Tous les éléments d'une bonne comédie anglaise de Noël, à la fois grinçante et feel-good, sont là ! L'effervescence familiale autour des préparations du réveillon dans une maison de campagne bourgeoise, la réunion inévitable que tous les invités et amis d'enfance conspuent chacun de leur côté avant même d'y arriver, les critiques murmurées en permanence à l'encontre des autres convives, les duos classiques du genre (le couple socle et aimant, le mari benêt dominée par une blonde superficielle, le couple plus outsider avec une petite amie jeune étrangère aux autres compagnes, etc), les chamailleries des enfants et, évidemment, les secrets amenés à éclater au cours de la soirée pour que tout ce petit monde se remettre en cause à un moment ou à un autre... Avant un incontournable happy-end rempli d'effusions mièvres ? Eh bien non, pas cette fois, car ce repas de Noël est tout simplement le dernier que ce petit groupe déguste ensemble avant que l'humanité soit éradiquée de la planète le jour suivant !
L'idée n'était pas bête, jouer des codes archi-attendus de ce type de film dans un contexte que l'on sait rapidement sans issue pour ses protagonistes avait tout pour pousser le premier long-métrage écrit et réalisé par Camille Griffin dans des retranchements inédits et en faire une espèce de sommet de tragi-comédie noire apocalyptique ! Mais il n'en sera hélas rien ou alors trop peu...
Si, dans un premier temps, "Silent Night" s'amuse malicieusement du chaos des préparatifs d'un tel réveillon en y mêlant seulement en arrière-plan des petits détails qui traduisent l'ampleur de la réelle catastrophe à venir, les présentations des membres de la tablée se résument trop vite à tous les enfermer dans les rôles de pions bien connus qu'ils tiennent dans ce genre d'événement familial (enfin amical, ici) au cinéma et les passages obligés qui les accompagnent. Ce sera le premier énorme faux-pas de "Silent Night" car, faute d'une réelle maîtrise dans leur évolution lors de la courte durée du film, ces personnages auront un mal fou à se débarrasser de leurs contours caricaturaux de départ et peineront de fait à susciter la moindre empathie au fur et à mesure que la mise en avant de leur sort funeste tente de les faire passer dans une dimension plus tragique.

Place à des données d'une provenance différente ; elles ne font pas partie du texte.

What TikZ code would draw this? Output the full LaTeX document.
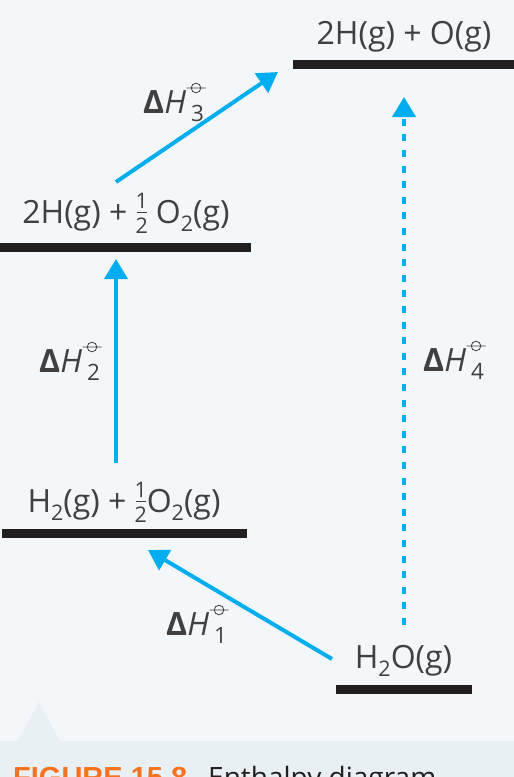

Pourtant, dans la progression des événements, on ne peut pas dire que Camille Griffin ne ménage pas ses efforts pour faire craquer le vernis des apparences maintenues désespérément par le couple hôte et parasiter ainsi le déroulement habituel d'un tel récit. Des remarques d'un enfant rebelle sur la situation à la prise de conscience de plus en plus frontale des invités face à la fatalité et du choix crucial qu'elle entraîne, "Silent Night" fait s'immiscer le climat d'apocalypse inéluctable à travers quelques temps forts, d'une étonnante gravité, pour amorcer un point de bascule censé donner un ton unique au long-métrage. Mais, là encore, malgré la qualité notable de certains artifices (la musique de Lorne Balfe en premier lieu) et les efforts d'un casting solide (Keira Knightley, Matthew Goode, Annabelle Wallis, Lucy Punch, Lily-Rose Depp ou encore Roman Griffin Davis, le petit héros de "Jojo Rabbit" et fils de la réalisatrice), le film n'arrive jamais vraiment à trouver un équilibre pertinent entre la farce et la tragédie. Certes, on entrevoit bien le potentiel de ce mariage lors de quelques bons moments dans le crépuscule de cette "Silent Night" (les derniers instants de Lucy Punch et de sa compagne et ceux de la famille de Keira Knightley par exemple) mais notre manque d'attachement à ses protagonistes trop longtemps restés stéréotypés et l'incapacité de Camille Griffin à imprégner durablement ce parti pris sur l'ensemble les condamnent à un caractère hélas anecdotique.
Par la force des choses, et alors que sa production a débuté en amont, "Silent Night" peut désormais se voir en partie comme une parabole involontaire mais bien sentie sur la période Covid mais cet "heureux" hasard ne saurait camoufler les intentions non concrétisées d'un projet qui avant pourtant l'argument d'un mélange des genres beaucoup plus attractif pour séduire. Dans une catégorie proche, et avec la même actrice principale de surcroît, "Jusqu'à ce que la fin du monde nous sépare" avait fait bien mieux.